═══ GIVEN INFORMATION ═══

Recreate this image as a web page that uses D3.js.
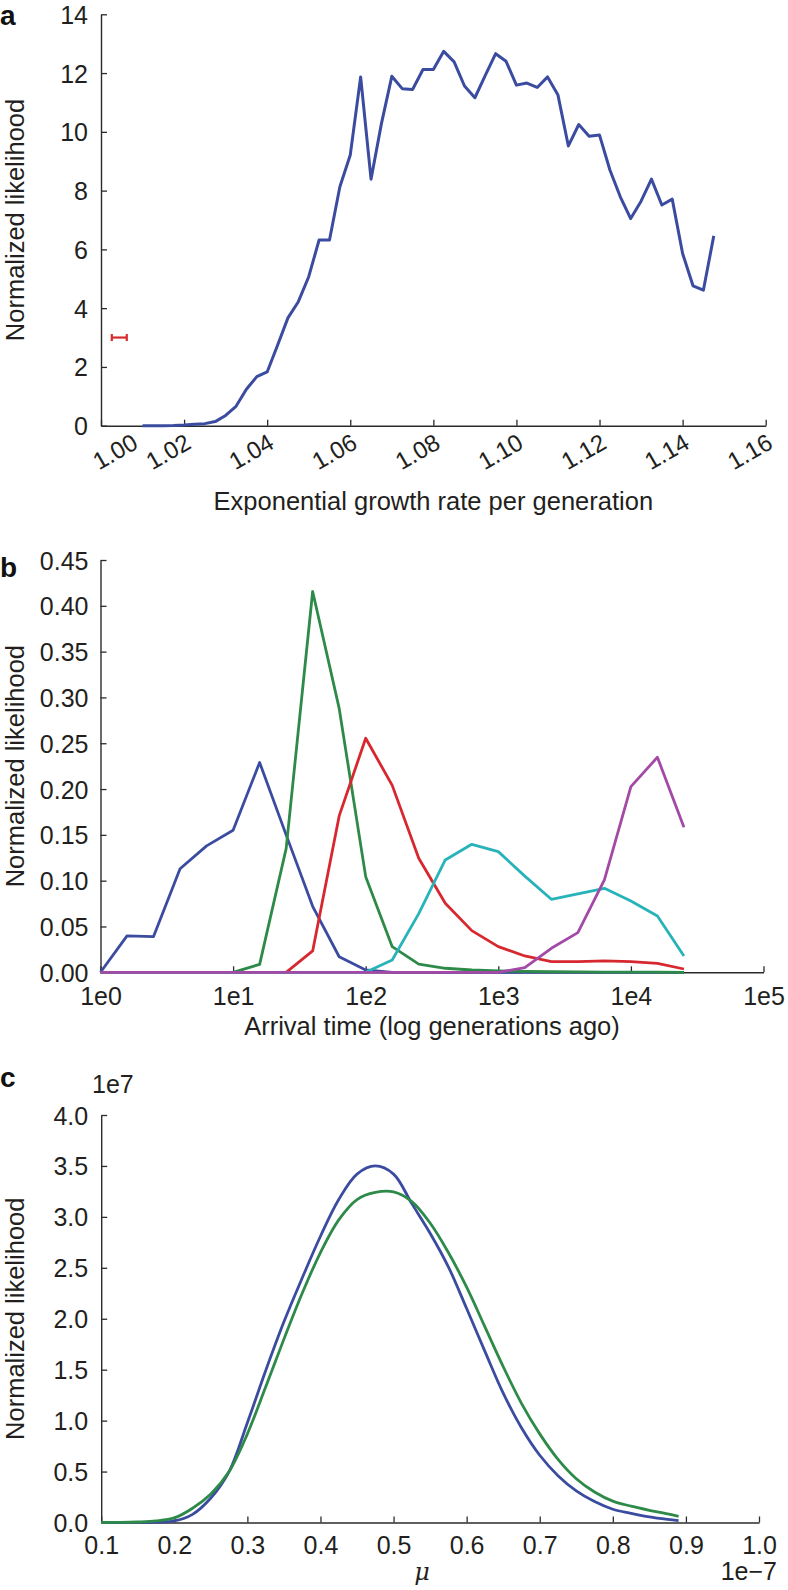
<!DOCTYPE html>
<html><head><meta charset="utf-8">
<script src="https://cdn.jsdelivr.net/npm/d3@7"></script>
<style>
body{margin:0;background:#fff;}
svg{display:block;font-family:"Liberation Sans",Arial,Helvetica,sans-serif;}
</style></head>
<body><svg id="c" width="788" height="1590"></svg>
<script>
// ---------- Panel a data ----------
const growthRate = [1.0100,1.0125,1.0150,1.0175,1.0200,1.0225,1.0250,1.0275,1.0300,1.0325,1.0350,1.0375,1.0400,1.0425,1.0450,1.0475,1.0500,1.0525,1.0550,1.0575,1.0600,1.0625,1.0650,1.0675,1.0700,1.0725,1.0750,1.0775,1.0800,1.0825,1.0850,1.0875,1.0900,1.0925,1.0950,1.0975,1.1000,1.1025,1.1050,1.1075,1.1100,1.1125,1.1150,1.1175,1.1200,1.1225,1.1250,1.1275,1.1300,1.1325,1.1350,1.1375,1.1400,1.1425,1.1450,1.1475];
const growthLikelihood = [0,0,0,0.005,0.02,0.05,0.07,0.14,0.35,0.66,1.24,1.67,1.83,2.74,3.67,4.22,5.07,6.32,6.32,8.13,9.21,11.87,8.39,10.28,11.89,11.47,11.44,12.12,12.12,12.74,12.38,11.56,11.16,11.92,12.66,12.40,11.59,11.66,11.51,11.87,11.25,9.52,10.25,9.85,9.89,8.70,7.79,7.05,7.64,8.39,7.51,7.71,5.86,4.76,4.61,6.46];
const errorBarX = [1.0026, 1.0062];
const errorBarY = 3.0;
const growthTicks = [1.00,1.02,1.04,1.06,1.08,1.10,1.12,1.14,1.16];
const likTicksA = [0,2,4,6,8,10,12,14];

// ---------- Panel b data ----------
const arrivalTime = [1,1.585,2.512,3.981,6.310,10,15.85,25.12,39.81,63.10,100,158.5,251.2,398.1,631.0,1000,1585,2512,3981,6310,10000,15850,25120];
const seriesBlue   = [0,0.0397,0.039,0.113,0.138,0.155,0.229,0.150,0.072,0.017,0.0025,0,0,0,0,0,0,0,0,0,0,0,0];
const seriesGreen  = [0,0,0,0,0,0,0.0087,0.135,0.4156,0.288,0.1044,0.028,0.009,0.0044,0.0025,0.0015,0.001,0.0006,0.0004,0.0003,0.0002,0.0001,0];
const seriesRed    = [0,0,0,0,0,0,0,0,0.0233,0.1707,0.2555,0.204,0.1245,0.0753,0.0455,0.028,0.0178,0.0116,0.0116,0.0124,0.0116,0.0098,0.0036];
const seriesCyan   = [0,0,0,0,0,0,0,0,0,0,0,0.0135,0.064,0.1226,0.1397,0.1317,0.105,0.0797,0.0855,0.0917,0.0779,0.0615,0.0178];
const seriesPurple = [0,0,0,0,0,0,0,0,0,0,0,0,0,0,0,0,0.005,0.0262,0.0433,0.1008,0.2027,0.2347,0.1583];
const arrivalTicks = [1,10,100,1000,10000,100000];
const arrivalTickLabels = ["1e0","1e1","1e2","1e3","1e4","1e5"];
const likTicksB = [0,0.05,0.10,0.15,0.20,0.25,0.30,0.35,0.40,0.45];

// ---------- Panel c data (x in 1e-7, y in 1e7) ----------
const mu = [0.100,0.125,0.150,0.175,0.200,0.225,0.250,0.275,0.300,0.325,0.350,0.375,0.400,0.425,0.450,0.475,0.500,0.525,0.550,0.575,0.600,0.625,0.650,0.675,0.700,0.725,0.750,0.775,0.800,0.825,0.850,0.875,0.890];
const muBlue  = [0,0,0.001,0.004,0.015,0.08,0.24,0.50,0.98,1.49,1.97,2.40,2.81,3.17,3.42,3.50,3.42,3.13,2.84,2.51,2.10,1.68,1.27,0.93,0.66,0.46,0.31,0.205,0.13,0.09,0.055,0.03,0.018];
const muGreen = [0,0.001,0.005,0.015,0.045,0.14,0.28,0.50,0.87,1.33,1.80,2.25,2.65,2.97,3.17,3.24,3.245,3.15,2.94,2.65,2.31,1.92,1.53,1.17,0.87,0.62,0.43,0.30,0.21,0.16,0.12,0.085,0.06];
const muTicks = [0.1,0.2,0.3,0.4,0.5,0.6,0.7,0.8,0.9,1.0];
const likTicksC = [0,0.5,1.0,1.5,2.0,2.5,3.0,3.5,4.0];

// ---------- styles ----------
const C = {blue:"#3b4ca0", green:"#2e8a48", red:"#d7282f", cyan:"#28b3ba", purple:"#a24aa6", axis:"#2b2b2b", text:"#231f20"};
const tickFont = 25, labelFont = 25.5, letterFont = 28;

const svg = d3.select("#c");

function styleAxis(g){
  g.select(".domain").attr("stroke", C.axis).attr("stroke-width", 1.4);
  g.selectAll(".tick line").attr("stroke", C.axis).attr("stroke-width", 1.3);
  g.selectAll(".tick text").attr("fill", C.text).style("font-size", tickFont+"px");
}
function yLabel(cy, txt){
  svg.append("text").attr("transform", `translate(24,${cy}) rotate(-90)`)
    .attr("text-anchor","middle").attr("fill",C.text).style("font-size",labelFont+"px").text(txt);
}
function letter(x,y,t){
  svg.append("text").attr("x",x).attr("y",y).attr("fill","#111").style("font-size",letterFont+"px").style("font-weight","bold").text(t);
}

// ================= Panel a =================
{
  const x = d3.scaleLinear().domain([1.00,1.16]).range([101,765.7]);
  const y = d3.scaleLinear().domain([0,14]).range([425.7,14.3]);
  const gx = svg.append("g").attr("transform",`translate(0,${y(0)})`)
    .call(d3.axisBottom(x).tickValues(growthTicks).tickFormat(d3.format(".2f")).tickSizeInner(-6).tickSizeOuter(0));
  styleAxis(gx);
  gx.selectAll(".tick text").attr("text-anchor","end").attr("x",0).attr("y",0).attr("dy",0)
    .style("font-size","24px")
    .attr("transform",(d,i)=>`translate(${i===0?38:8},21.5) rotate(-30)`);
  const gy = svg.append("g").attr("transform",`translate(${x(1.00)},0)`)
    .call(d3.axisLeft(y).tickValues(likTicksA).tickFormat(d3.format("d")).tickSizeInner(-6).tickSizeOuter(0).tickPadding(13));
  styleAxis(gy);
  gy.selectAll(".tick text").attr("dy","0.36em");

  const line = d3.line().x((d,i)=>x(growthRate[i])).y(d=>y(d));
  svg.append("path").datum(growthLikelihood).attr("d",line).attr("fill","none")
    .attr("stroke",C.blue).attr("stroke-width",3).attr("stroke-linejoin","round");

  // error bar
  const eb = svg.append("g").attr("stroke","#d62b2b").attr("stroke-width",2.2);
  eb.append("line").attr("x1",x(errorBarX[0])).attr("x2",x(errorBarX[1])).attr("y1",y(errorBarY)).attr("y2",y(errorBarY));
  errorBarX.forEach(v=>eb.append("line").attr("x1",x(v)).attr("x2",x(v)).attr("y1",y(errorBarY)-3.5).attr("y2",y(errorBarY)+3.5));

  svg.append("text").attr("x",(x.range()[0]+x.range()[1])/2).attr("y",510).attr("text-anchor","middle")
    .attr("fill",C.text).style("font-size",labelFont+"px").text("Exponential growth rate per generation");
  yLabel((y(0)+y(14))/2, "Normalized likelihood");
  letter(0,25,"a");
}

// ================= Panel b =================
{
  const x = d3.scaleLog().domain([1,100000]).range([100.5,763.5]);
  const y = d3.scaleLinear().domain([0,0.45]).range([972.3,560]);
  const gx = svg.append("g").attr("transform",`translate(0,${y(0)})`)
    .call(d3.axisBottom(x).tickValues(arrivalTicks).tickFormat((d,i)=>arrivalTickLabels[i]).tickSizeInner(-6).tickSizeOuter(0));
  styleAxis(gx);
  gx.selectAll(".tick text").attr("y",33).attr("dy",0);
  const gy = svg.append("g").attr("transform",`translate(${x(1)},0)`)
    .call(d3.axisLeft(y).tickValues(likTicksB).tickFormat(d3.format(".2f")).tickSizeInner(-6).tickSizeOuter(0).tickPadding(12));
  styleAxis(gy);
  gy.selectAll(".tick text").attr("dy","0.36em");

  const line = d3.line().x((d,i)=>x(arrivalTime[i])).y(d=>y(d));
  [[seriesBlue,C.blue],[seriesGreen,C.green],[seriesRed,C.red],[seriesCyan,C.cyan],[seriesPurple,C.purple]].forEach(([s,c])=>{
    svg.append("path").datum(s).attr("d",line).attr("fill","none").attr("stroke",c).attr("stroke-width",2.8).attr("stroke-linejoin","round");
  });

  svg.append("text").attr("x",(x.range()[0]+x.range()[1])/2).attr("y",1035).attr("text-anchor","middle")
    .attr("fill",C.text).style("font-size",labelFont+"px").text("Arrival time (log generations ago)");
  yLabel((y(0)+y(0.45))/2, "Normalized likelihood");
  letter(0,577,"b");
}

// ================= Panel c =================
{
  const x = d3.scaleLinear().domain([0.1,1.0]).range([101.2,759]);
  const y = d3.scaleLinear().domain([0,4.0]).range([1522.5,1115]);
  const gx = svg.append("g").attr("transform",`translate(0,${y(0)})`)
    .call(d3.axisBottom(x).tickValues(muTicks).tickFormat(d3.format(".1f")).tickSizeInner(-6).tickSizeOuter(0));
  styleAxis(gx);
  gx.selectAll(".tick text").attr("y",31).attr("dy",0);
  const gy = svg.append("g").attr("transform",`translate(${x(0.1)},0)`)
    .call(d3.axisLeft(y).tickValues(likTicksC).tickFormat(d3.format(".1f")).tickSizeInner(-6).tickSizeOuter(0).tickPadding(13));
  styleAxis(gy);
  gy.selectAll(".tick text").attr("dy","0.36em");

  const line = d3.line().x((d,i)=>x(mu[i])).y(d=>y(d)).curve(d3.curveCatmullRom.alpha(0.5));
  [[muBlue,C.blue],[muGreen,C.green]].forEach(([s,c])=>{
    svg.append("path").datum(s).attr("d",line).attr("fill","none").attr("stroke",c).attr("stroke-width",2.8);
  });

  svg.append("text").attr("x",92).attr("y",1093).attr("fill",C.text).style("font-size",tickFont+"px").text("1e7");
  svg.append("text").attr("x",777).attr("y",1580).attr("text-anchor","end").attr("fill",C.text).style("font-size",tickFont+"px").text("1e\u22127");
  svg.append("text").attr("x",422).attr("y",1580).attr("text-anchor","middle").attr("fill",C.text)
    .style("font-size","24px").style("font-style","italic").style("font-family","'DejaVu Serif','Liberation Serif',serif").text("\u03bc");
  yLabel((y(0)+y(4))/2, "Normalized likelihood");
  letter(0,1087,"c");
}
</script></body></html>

═══

THE REQUEST —
Extract, word for word, each line from the top of the data down to and including the line with "const likTicksA = [0,2,4,6,8,10,12,14];"; skip the pictures.

FINAL ANSWER —
Recreate this image as a web page that uses D3.js.
<!DOCTYPE html>
<html><head><meta charset="utf-8">
<script src="https://cdn.jsdelivr.net/npm/d3@7"></script>
<style>
body{margin:0;background:#fff;}
svg{display:block;font-family:"Liberation Sans",Arial,Helvetica,sans-serif;}
</style></head>
<body><svg id="c" width="788" height="1590"></svg>
<script>
// ---------- Panel a data ----------
const growthRate = [1.0100,1.0125,1.0150,1.0175,1.0200,1.0225,1.0250,1.0275,1.0300,1.0325,1.0350,1.0375,1.0400,1.0425,1.0450,1.0475,1.0500,1.0525,1.0550,1.0575,1.0600,1.0625,1.0650,1.0675,1.0700,1.0725,1.0750,1.0775,1.0800,1.0825,1.0850,1.0875,1.0900,1.0925,1.0950,1.0975,1.1000,1.1025,1.1050,1.1075,1.1100,1.1125,1.1150,1.1175,1.1200,1.1225,1.1250,1.1275,1.1300,1.1325,1.1350,1.1375,1.1400,1.1425,1.1450,1.1475];
const growthLikelihood = [0,0,0,0.005,0.02,0.05,0.07,0.14,0.35,0.66,1.24,1.67,1.83,2.74,3.67,4.22,5.07,6.32,6.32,8.13,9.21,11.87,8.39,10.28,11.89,11.47,11.44,12.12,12.12,12.74,12.38,11.56,11.16,11.92,12.66,12.40,11.59,11.66,11.51,11.87,11.25,9.52,10.25,9.85,9.89,8.70,7.79,7.05,7.64,8.39,7.51,7.71,5.86,4.76,4.61,6.46];
const errorBarX = [1.0026, 1.0062];
const errorBarY = 3.0;
const growthTicks = [1.00,1.02,1.04,1.06,1.08,1.10,1.12,1.14,1.16];
const likTicksA = [0,2,4,6,8,10,12,14];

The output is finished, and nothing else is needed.